“Attenzione! In questi tempi difficili stiamo perdendo un po’ di umanità !”
Ospitare chi è in difficoltà può non bastare. Bisogna accogliere, che significa riconoscere l’altro nella sua specificità.
Questo avvertimento è stato lanciato all’inizio dell’incontro pubblico “Ho incontrato le tue mani” che si è tenuto lo scorso venerdì 19 febbraio presso il centro civico Fabio Presca nel quartiere San Domenico, a Selvazzano.
Nell’ambito di questa iniziativa promossa da parrocchie e gruppi di Azione Cattolica del territorio (San Domenico, Selvazzano, Tencarola, Caselle, Rubano), in collaborazione con la Città di Selvazzano Dentro, sono intervenuti Lorenzo Biagi, filosofo morale e segretario generale della fondazione Lanza, e John Onama, docente presso l’Istituto Universitario Salesiani di Venezia, moderati da Germano Bertin, caporedattore della rivista “Etica per le professioni”.
Creare un’occasione per una riflessione sul significato dell’accoglienza del diverso in un luogo pubblico, in un incontro aperto ai vari soggetti della società civile, fuori dai confini circoscritti di una parrocchia; ritrovarsi per approfondire un tema, reso più attuale dall’emergenza profughi, e che, al di là dei clamori mediatici,ci interpella tutti: politici e amministratori pubblici, organizzazioni sociali ed ecclesiastiche, associazionilaiche e religiose, operatori del sociale e cittadini. La questione dell’accoglienza ci mette in discussione, interroga atteggiamenti e scelte che si concretizzano nei gesti delle “mani”, evocate dal titolo dell’incontro, così come nel percorso dei “piedi”. Questi erano gli obiettivi cui miravano i promotori dell’iniziativa.
Di fronte a una platea numerosa, attenta e interessata, Biagi e Onama hanno dato vita a una riflessione, molto coinvolgente, articolata su parole-chiave come “ospitalità”, “accoglienza”, “ospite”, “straniero” e “estraneo”.
Che cosa significa affermare che stiamo perdendo un po’ di umanità? Oggi la parola “accoglienza” è molto inflazionata, riempie pagine di giornali, infiamma dibattiti politici e spesso è oggetto di strumentalizzazioni. Eppure il dareospitalità e l’accogliere persone di passaggio sono tratti peculiari della natura umana. Nella storia dell’uomo, in tutte le culture, l’ospite è sacro ed è protteto da leggi e consuetudini non scritte.

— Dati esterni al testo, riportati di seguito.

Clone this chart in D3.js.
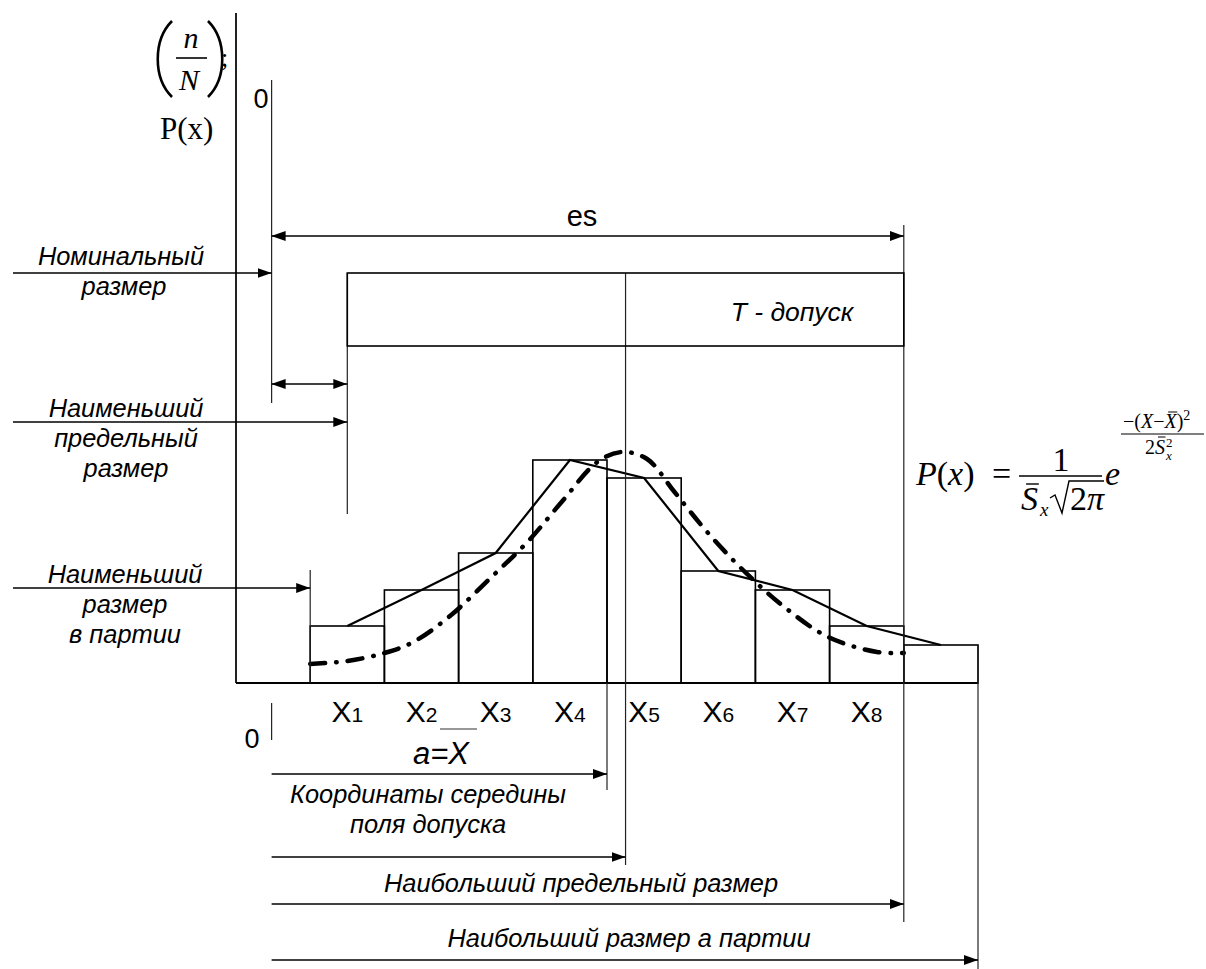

Non solo: nessun essere umano può venire al mondo se non viene accolto nel grembo di una madre, se non è atteso da uno o due genitori. Per questo il venir meno alle leggi dell’ospitalità, inscritte nel DNA di ogni uomo, sia pure in particolari situazioni (guerra, tensioni internazioli) ci rende un po’ umani.
Inoltre ospitare non basta. Non basta soddisfare i bisogni materiali di stranieri in difficoltà. Potremmo illuderci di aver assolto al nostro compito e chiuderci di nuovo in noi stessi. Oppure, peggio, a causa di un rapporto sproporzionato di forze, potremmo esigere un contraccambio, innescando così dinamiche di sfruttamento.
Bisogna accogliere. Accoglienza è, prima di tutto, sperimentare compassione e apertura incondizionata verso l’altro; è riconoscere l’altro nella sua specificità. Accogliere non è dare il supefluo a qualcuno, ma condividere con lui quello che abbiamo. La condivisione è garanzia di fecondità relazionale: chi riceve è portato a ricambiare con gioia. La solidarietà consente alle persone di voltare pagina, anche dopo esperienze dolorose come la guerra. Il peggior male della nostra società è l’indifferenza o meglio il senso di estraneità che ci porta a non vedere e a non affrontare le esigenze e le sofferenze degli altri, stranieri o no. L’estraneità può essere dissipata solo da un tessuto sociale coeso e solidale.